* Requirement *
In the copy, include every entry exactly but none of the images.

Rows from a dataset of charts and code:
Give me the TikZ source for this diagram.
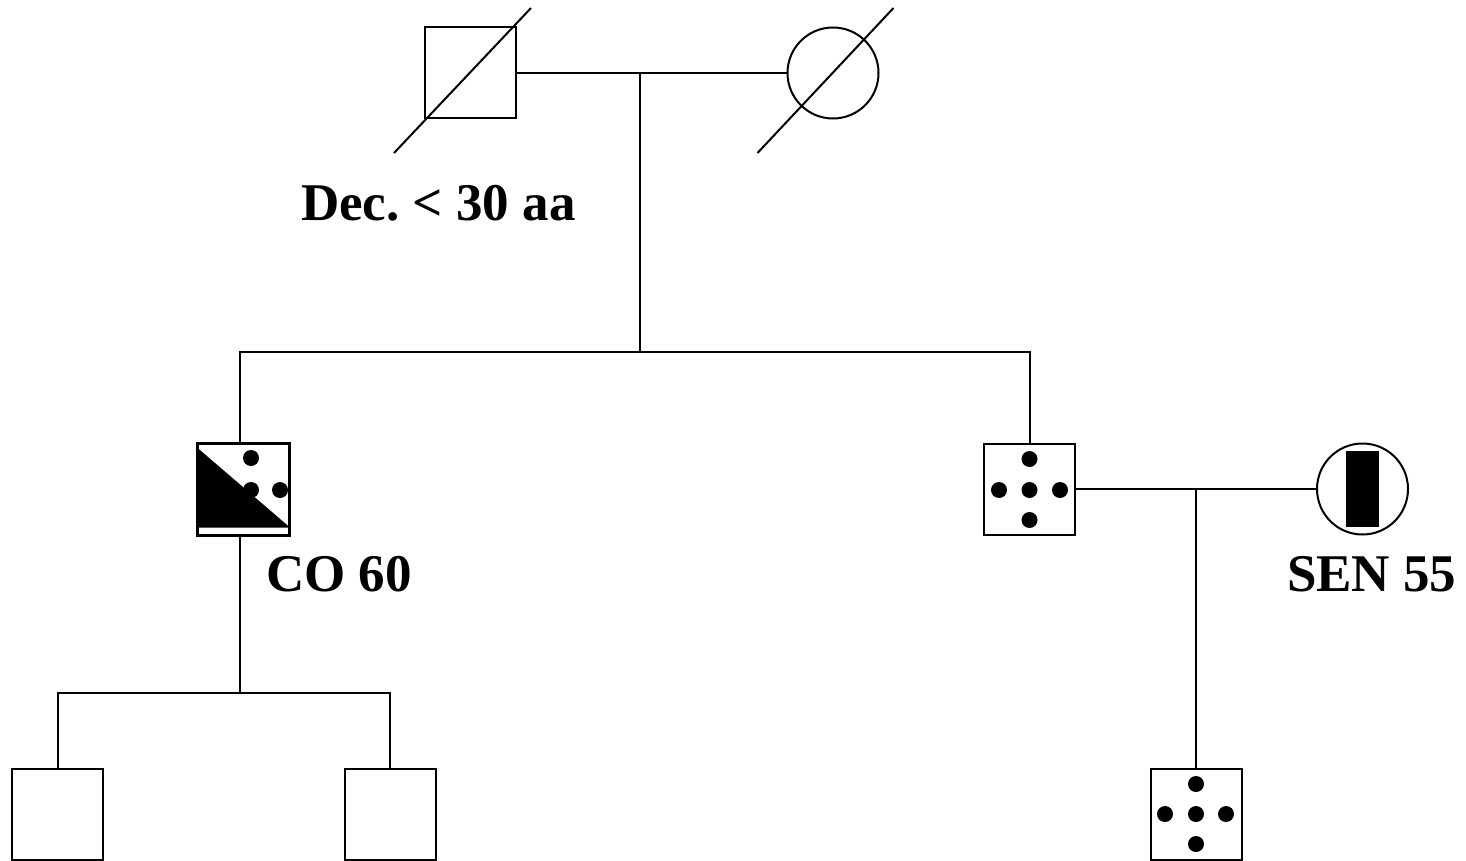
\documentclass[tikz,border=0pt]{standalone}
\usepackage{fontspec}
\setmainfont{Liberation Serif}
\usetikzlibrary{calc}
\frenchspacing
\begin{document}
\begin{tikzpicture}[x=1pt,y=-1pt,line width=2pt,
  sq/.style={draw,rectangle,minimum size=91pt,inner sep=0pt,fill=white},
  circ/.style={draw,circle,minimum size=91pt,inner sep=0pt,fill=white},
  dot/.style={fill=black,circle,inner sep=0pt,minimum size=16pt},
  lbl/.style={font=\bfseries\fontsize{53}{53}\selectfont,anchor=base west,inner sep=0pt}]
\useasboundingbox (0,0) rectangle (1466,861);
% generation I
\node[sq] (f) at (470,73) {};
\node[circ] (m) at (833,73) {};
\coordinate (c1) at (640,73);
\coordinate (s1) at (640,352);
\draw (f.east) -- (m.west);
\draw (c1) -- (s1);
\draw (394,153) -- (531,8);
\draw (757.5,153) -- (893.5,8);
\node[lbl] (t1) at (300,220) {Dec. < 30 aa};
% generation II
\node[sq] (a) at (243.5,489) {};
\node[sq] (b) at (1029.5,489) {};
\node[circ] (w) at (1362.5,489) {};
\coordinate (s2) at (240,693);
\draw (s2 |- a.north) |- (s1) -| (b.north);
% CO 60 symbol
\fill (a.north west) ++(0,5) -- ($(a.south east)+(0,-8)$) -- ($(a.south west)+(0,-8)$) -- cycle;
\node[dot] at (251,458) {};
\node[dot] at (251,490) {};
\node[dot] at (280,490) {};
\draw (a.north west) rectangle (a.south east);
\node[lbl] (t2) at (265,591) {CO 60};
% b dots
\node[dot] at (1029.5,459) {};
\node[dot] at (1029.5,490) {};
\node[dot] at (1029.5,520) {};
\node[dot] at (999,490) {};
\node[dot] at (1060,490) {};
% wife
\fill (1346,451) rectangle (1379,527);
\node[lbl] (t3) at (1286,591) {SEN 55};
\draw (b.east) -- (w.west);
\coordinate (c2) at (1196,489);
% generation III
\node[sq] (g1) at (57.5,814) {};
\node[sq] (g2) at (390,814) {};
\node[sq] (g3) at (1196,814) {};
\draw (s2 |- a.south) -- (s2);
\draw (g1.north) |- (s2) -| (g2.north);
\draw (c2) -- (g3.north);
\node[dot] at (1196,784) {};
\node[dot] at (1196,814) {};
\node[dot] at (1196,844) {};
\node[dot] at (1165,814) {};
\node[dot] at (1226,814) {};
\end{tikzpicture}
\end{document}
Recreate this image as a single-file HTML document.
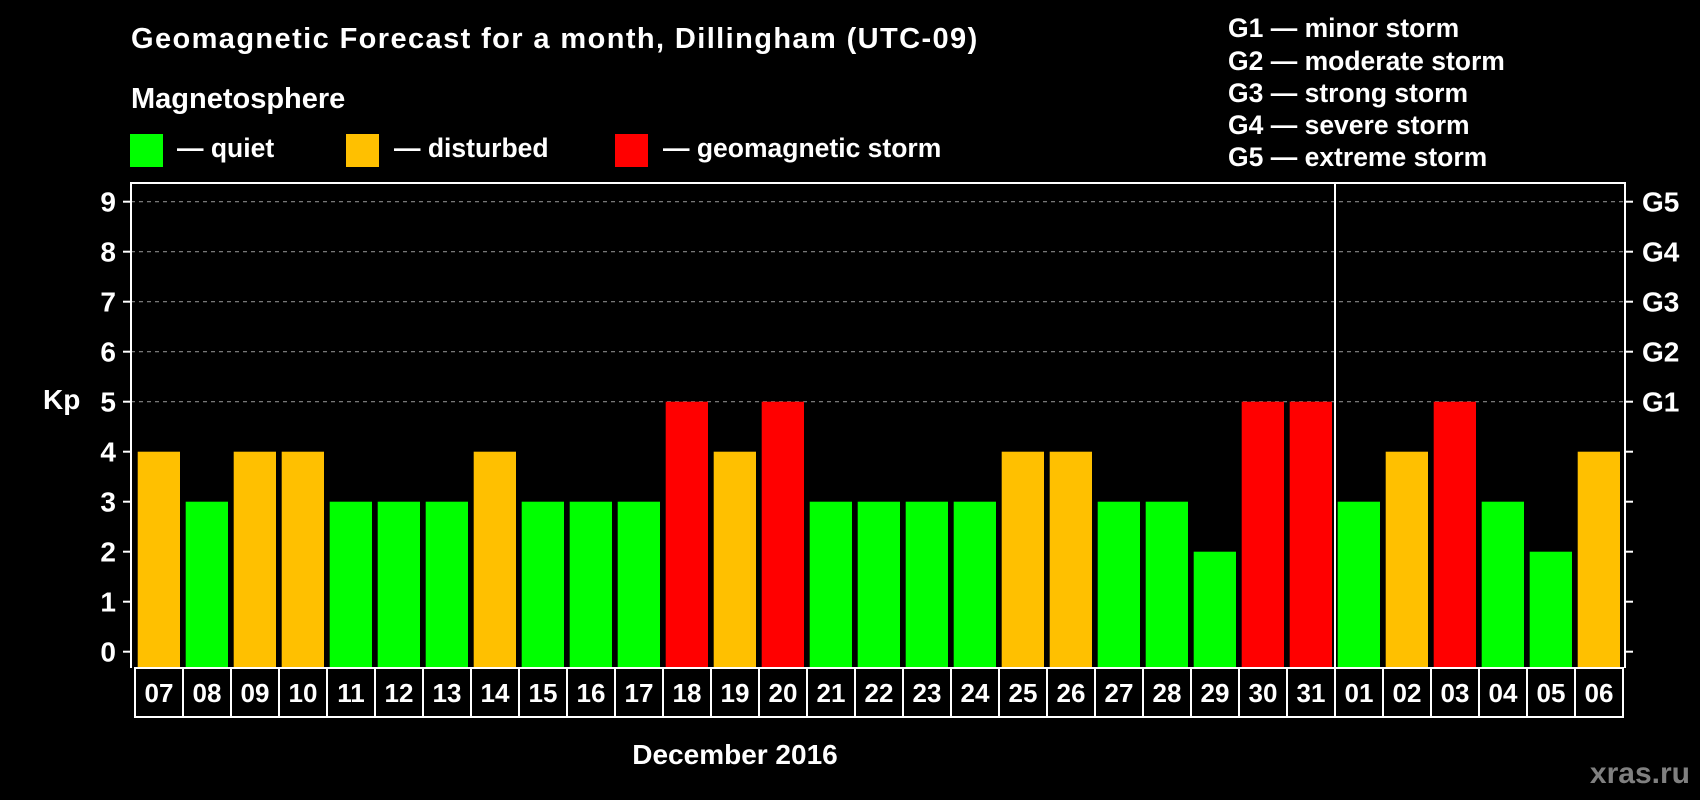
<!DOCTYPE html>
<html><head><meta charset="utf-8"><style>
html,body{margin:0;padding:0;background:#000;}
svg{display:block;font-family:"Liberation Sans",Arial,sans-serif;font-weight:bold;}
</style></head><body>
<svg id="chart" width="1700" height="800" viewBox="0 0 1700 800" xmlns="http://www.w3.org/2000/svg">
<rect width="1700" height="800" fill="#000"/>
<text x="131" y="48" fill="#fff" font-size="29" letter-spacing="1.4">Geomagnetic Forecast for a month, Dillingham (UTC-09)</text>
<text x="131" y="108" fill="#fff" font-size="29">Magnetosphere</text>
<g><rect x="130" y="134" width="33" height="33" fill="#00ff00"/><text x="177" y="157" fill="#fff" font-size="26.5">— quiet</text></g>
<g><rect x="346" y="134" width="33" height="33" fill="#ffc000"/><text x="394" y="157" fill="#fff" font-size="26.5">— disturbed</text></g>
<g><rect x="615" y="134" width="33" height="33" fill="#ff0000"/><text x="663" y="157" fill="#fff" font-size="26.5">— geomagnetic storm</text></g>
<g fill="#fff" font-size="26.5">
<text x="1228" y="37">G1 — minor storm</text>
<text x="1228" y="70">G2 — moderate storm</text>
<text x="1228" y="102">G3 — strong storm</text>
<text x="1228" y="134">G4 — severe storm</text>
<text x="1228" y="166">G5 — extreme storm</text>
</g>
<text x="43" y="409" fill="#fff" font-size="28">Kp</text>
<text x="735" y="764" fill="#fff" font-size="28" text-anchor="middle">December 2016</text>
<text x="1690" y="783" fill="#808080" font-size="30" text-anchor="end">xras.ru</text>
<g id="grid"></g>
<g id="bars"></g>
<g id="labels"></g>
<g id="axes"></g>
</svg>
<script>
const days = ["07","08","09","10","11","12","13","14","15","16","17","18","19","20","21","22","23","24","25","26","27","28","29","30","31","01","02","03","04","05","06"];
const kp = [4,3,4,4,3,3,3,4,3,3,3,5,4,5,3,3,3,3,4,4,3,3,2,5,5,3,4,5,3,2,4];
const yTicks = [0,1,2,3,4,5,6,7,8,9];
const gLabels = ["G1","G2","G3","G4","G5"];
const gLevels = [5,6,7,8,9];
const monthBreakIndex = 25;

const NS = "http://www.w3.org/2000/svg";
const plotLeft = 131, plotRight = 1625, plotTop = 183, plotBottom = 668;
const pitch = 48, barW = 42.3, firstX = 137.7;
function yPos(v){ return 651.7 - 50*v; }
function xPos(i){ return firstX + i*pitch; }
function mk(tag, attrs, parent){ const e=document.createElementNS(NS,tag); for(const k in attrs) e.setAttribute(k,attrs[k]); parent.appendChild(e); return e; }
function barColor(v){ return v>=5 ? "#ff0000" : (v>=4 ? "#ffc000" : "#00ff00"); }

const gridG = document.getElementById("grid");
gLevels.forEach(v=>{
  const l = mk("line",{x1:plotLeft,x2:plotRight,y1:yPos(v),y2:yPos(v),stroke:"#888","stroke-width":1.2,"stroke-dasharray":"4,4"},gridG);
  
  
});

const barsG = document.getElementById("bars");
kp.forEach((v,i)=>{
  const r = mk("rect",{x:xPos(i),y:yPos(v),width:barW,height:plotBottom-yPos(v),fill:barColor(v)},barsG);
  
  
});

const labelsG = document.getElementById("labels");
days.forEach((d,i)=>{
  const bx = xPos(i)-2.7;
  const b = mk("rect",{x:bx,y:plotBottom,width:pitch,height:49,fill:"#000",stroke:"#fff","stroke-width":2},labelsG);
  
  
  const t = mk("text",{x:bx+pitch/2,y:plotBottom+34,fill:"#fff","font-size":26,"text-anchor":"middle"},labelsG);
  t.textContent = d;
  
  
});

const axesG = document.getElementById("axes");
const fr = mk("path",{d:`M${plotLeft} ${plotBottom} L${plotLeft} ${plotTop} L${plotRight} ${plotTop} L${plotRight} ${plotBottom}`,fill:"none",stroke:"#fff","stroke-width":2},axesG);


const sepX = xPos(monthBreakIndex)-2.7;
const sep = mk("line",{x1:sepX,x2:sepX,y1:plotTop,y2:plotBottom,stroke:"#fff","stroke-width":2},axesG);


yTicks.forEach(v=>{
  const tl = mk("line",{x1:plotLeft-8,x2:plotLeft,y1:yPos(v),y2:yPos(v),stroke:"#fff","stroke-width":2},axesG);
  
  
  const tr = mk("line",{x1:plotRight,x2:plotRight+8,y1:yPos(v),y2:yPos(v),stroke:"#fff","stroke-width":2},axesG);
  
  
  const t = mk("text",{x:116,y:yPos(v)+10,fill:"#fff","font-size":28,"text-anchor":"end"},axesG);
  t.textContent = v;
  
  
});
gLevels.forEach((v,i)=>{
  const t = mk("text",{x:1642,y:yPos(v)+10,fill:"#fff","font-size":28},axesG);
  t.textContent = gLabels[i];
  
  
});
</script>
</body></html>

* Exercise answer *
Give me the TikZ source for this diagram.
\documentclass[tikz,border=0pt]{standalone}
\usepackage{fontspec}
\setmainfont{Liberation Serif}
\usetikzlibrary{calc}
\frenchspacing
\begin{document}
\begin{tikzpicture}[x=1pt,y=-1pt,line width=2pt,
  sq/.style={draw,rectangle,minimum size=91pt,inner sep=0pt,fill=white},
  circ/.style={draw,circle,minimum size=91pt,inner sep=0pt,fill=white},
  dot/.style={fill=black,circle,inner sep=0pt,minimum size=16pt},
  lbl/.style={font=\bfseries\fontsize{53}{53}\selectfont,anchor=base west,inner sep=0pt}]
\useasboundingbox (0,0) rectangle (1466,861);
% generation I
\node[sq] (f) at (470,73) {};
\node[circ] (m) at (833,73) {};
\coordinate (c1) at (640,73);
\coordinate (s1) at (640,352);
\draw (f.east) -- (m.west);
\draw (c1) -- (s1);
\draw (394,153) -- (531,8);
\draw (757.5,153) -- (893.5,8);
\node[lbl] (t1) at (300,220) {Dec. < 30 aa};
% generation II
\node[sq] (a) at (243.5,489) {};
\node[sq] (b) at (1029.5,489) {};
\node[circ] (w) at (1362.5,489) {};
\coordinate (s2) at (240,693);
\draw (s2 |- a.north) |- (s1) -| (b.north);
% CO 60 symbol
\fill (a.north west) ++(0,5) -- ($(a.south east)+(0,-8)$) -- ($(a.south west)+(0,-8)$) -- cycle;
\node[dot] at (251,458) {};
\node[dot] at (251,490) {};
\node[dot] at (280,490) {};
\draw (a.north west) rectangle (a.south east);
\node[lbl] (t2) at (265,591) {CO 60};
% b dots
\node[dot] at (1029.5,459) {};
\node[dot] at (1029.5,490) {};
\node[dot] at (1029.5,520) {};
\node[dot] at (999,490) {};
\node[dot] at (1060,490) {};
% wife
\fill (1346,451) rectangle (1379,527);
\node[lbl] (t3) at (1286,591) {SEN 55};
\draw (b.east) -- (w.west);
\coordinate (c2) at (1196,489);
% generation III
\node[sq] (g1) at (57.5,814) {};
\node[sq] (g2) at (390,814) {};
\node[sq] (g3) at (1196,814) {};
\draw (s2 |- a.south) -- (s2);
\draw (g1.north) |- (s2) -| (g2.north);
\draw (c2) -- (g3.north);
\node[dot] at (1196,784) {};
\node[dot] at (1196,814) {};
\node[dot] at (1196,844) {};
\node[dot] at (1165,814) {};
\node[dot] at (1226,814) {};
\end{tikzpicture}
\end{document}
Recreate this image as a single-file HTML document.
<!DOCTYPE html>
<html><head><meta charset="utf-8"><style>
html,body{margin:0;padding:0;background:#000;}
svg{display:block;font-family:"Liberation Sans",Arial,sans-serif;font-weight:bold;}
</style></head><body>
<svg id="chart" width="1700" height="800" viewBox="0 0 1700 800" xmlns="http://www.w3.org/2000/svg">
<rect width="1700" height="800" fill="#000"/>
<text x="131" y="48" fill="#fff" font-size="29" letter-spacing="1.4">Geomagnetic Forecast for a month, Dillingham (UTC-09)</text>
<text x="131" y="108" fill="#fff" font-size="29">Magnetosphere</text>
<g><rect x="130" y="134" width="33" height="33" fill="#00ff00"/><text x="177" y="157" fill="#fff" font-size="26.5">— quiet</text></g>
<g><rect x="346" y="134" width="33" height="33" fill="#ffc000"/><text x="394" y="157" fill="#fff" font-size="26.5">— disturbed</text></g>
<g><rect x="615" y="134" width="33" height="33" fill="#ff0000"/><text x="663" y="157" fill="#fff" font-size="26.5">— geomagnetic storm</text></g>
<g fill="#fff" font-size="26.5">
<text x="1228" y="37">G1 — minor storm</text>
<text x="1228" y="70">G2 — moderate storm</text>
<text x="1228" y="102">G3 — strong storm</text>
<text x="1228" y="134">G4 — severe storm</text>
<text x="1228" y="166">G5 — extreme storm</text>
</g>
<text x="43" y="409" fill="#fff" font-size="28">Kp</text>
<text x="735" y="764" fill="#fff" font-size="28" text-anchor="middle">December 2016</text>
<text x="1690" y="783" fill="#808080" font-size="30" text-anchor="end">xras.ru</text>
<g id="grid"></g>
<g id="bars"></g>
<g id="labels"></g>
<g id="axes"></g>
</svg>
<script>
const days = ["07","08","09","10","11","12","13","14","15","16","17","18","19","20","21","22","23","24","25","26","27","28","29","30","31","01","02","03","04","05","06"];
const kp = [4,3,4,4,3,3,3,4,3,3,3,5,4,5,3,3,3,3,4,4,3,3,2,5,5,3,4,5,3,2,4];
const yTicks = [0,1,2,3,4,5,6,7,8,9];
const gLabels = ["G1","G2","G3","G4","G5"];
const gLevels = [5,6,7,8,9];
const monthBreakIndex = 25;

const NS = "http://www.w3.org/2000/svg";
const plotLeft = 131, plotRight = 1625, plotTop = 183, plotBottom = 668;
const pitch = 48, barW = 42.3, firstX = 137.7;
function yPos(v){ return 651.7 - 50*v; }
function xPos(i){ return firstX + i*pitch; }
function mk(tag, attrs, parent){ const e=document.createElementNS(NS,tag); for(const k in attrs) e.setAttribute(k,attrs[k]); parent.appendChild(e); return e; }
function barColor(v){ return v>=5 ? "#ff0000" : (v>=4 ? "#ffc000" : "#00ff00"); }

const gridG = document.getElementById("grid");
gLevels.forEach(v=>{
  const l = mk("line",{x1:plotLeft,x2:plotRight,y1:yPos(v),y2:yPos(v),stroke:"#888","stroke-width":1.2,"stroke-dasharray":"4,4"},gridG);
  
  
});

const barsG = document.getElementById("bars");
kp.forEach((v,i)=>{
  const r = mk("rect",{x:xPos(i),y:yPos(v),width:barW,height:plotBottom-yPos(v),fill:barColor(v)},barsG);
  
  
});

const labelsG = document.getElementById("labels");
days.forEach((d,i)=>{
  const bx = xPos(i)-2.7;
  const b = mk("rect",{x:bx,y:plotBottom,width:pitch,height:49,fill:"#000",stroke:"#fff","stroke-width":2},labelsG);
  
  
  const t = mk("text",{x:bx+pitch/2,y:plotBottom+34,fill:"#fff","font-size":26,"text-anchor":"middle"},labelsG);
  t.textContent = d;
  
  
});

const axesG = document.getElementById("axes");
const fr = mk("path",{d:`M${plotLeft} ${plotBottom} L${plotLeft} ${plotTop} L${plotRight} ${plotTop} L${plotRight} ${plotBottom}`,fill:"none",stroke:"#fff","stroke-width":2},axesG);


const sepX = xPos(monthBreakIndex)-2.7;
const sep = mk("line",{x1:sepX,x2:sepX,y1:plotTop,y2:plotBottom,stroke:"#fff","stroke-width":2},axesG);


yTicks.forEach(v=>{
  const tl = mk("line",{x1:plotLeft-8,x2:plotLeft,y1:yPos(v),y2:yPos(v),stroke:"#fff","stroke-width":2},axesG);
  
  
  const tr = mk("line",{x1:plotRight,x2:plotRight+8,y1:yPos(v),y2:yPos(v),stroke:"#fff","stroke-width":2},axesG);
  
  
  const t = mk("text",{x:116,y:yPos(v)+10,fill:"#fff","font-size":28,"text-anchor":"end"},axesG);
  t.textContent = v;
  
  
});
gLevels.forEach((v,i)=>{
  const t = mk("text",{x:1642,y:yPos(v)+10,fill:"#fff","font-size":28},axesG);
  t.textContent = gLabels[i];
  
  
});
</script>
</body></html>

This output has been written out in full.